Tonight I have plans with friends, two of the smartest, most compassionate women I know.
It’s funny, I don’t really relate to the traditional idea of “Girl’s Night Out”, i.e. let’s go get hammered and diss every man who’s ever done us wrong. Never been a girly-girl. Don’t like going to the hairdresser or the manicurist. My favourite shoes are my purple Chuck Taylors. I’m horribly uncomfortable playing weird games at wedding showers. If I like your baby, I might want to hold him, but don’t try to make me, and no, it DOESN’T make me “want to have another one”. Are you fucking NUTS?
What I DO like is witty conversation, laughing, sharing the insane joy in our lives, supporting each other through our troubles. Talking about ideas, not gossiping about people. What have you read lately, what are you thinking? What’s making you happy right now? What’s pissing you off?

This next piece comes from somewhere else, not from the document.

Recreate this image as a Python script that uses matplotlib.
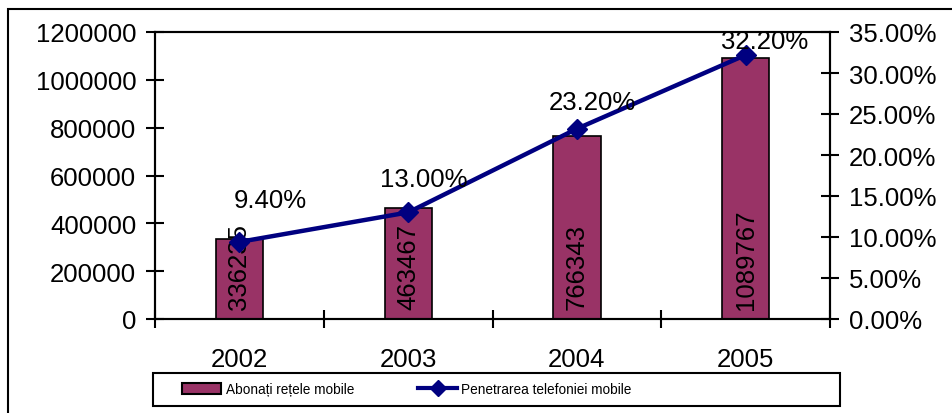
import matplotlib
matplotlib.use("Agg")
import matplotlib.pyplot as plt
from matplotlib.patches import Rectangle
from matplotlib.lines import Line2D
from matplotlib.ticker import FuncFormatter

plt.rcParams['font.family'] = ['Liberation Sans', 'DejaVu Sans']

years = ["2002", "2003", "2004", "2005"]
subscribers = [336235, 463467, 766343, 1089767]
penetration = [9.40, 13.00, 23.20, 32.20]

bar_label = "Abonați rețele mobile"
line_label = "Penetrarea telefoniei mobile"

BAR_COLOR = "#993366"
LINE_COLOR = "#000080"
FS = 18.5

W, H = 952, 414
fig = plt.figure(figsize=(W / 100, H / 100), dpi=100)

# outer chart frame (runs off the right and bottom edges)
fig.patches.append(Rectangle((8 / W, -0.1), 1.2, 1.1 - 10 / H, transform=fig.transFigure,
                             fill=False, edgecolor="black", linewidth=1.5))

ax = fig.add_axes([155 / W, 1 - 320 / H, (830 - 155) / W, (320 - 33) / H])
x = list(range(len(years)))
ax.bar(x, subscribers, width=0.28, color=BAR_COLOR, edgecolor="black", linewidth=1.2)
ax.set_xlim(-0.5, len(years) - 0.5)
ax.set_ylim(0, 1200000)
ax.set_yticks(range(0, 1200001, 200000))
ax.yaxis.set_major_formatter(FuncFormatter(lambda v, p: f"{int(v)}"))

ax.set_xticks([i - 0.5 for i in range(len(years) + 1)])
ax.set_xticklabels([])
ax.set_xticks(x, minor=True)
ax.set_xticklabels(years, minor=True)
ax.tick_params(axis="x", which="minor", length=0, pad=20, labelsize=FS)
ax.tick_params(axis="x", which="major", direction="inout", length=13, width=1.5)
ax.tick_params(axis="y", direction="inout", length=13, width=1.5, pad=7, labelsize=FS)

for s in ax.spines.values():
    s.set_linewidth(1.5)

for xi, v in zip(x, subscribers):
    ax.annotate(str(v), (xi, 0), xytext=(0, 10), textcoords="offset pixels",
                rotation=90, ha="center", va="bottom", fontsize=FS)

ax2 = ax.twinx()
ax2.plot(x, [p / 100 for p in penetration], color=LINE_COLOR, linewidth=3.2,
         marker="D", markersize=10)
ax2.set_ylim(0, 0.35)
ax2.set_yticks([i * 0.05 for i in range(8)])
ax2.yaxis.set_major_formatter(FuncFormatter(lambda v, p: f"{v * 100:.2f}%"))
ax2.tick_params(axis="y", direction="inout", length=13, width=1.5, pad=7, labelsize=FS)
for s in ax2.spines.values():
    s.set_linewidth(1.5)

label_offsets = [(31, 42), (16, 33), (16, 27), (19, 14)]
for xi, p, off in zip(x, penetration, label_offsets):
    ax2.annotate(f"{p:.2f}%", (xi, p / 100), xytext=off, textcoords="offset pixels",
                 ha="center", va="center", fontsize=FS)

# legend box below the plot
fig.patches.append(Rectangle((153 / W, 1 - 407 / H), (840 - 153) / W, 33 / H,
                             transform=fig.transFigure, fill=False,
                             edgecolor="black", linewidth=1.5))
handles = [Rectangle((0, 0), 1, 1, facecolor=BAR_COLOR, edgecolor="black", linewidth=1.5),
           Line2D([], [], color=LINE_COLOR, linewidth=3, marker="D", markersize=8)]
fig.legend(handles, [bar_label, line_label], loc="center left",
           bbox_to_anchor=(182 / W, 1 - 390 / H), ncol=2, frameon=False,
           fontsize=9.8, borderpad=0, borderaxespad=0, handlelength=2.9,
           handleheight=0.9, handletextpad=0.3, columnspacing=4.7)

fig.savefig("out.png", dpi=100)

One of these woman I’ve been friends with since the sixth grade. She was my maid of honour at my wedding (not her fault that that didn’t pan out…). We’ve never had an argument. She is one of the most intelligent people I know, and reads stuff for pleasure that you and I struggled with as required reading in university. She’s deep and caring, and gives tirelessly of herself to everyone around her, both in her career and to her family and friends.
The other is a more recent friend, I’m trying to recall how long – less than ten years, at any rate. She’s also incredibly brainy, and compassionate to the point where I think the world is sometimes too painful for her to contemplate. Her heart is on her sleeve, and everyone who knows her loves her, but she doesn’t even know it.
The interesting thing is, they have a lot in common, these two. We had planned a trip together a few months ago, but it turned out that due to a family emergency, only two of us could go, which was a drag. So, they’ve never actually met, these two. It’s one of those “gee, I love them both so much, what if they don’t get along” scenarios.
I just can’t see it happening though. As friend M commented about a mutual new colleague “I LOVE her. She’s one of us, Lynne.” And I know what she means. Not “one of us” in a cliquish, snobbish sense, but quite the opposite. It doesn’t take money, status or beauty to be “one of us”. It just takes a similar, joyful, intelligent worldview.
I have so many female friends who are “one of us”. We gravitate towards each other, and support each other. That’s how the world works, not through pettiness, gossip and jealousy, but through mutual feminine admiration and support. Women, we’re making the world a kinder, fairer, gentler place, all together. No longer divided by our relative “worth” as determined by another gender, we’re much freer now to call the shots and impose our own values on the world around us.
I love being “one of us”. We’re pretty fucking awesome.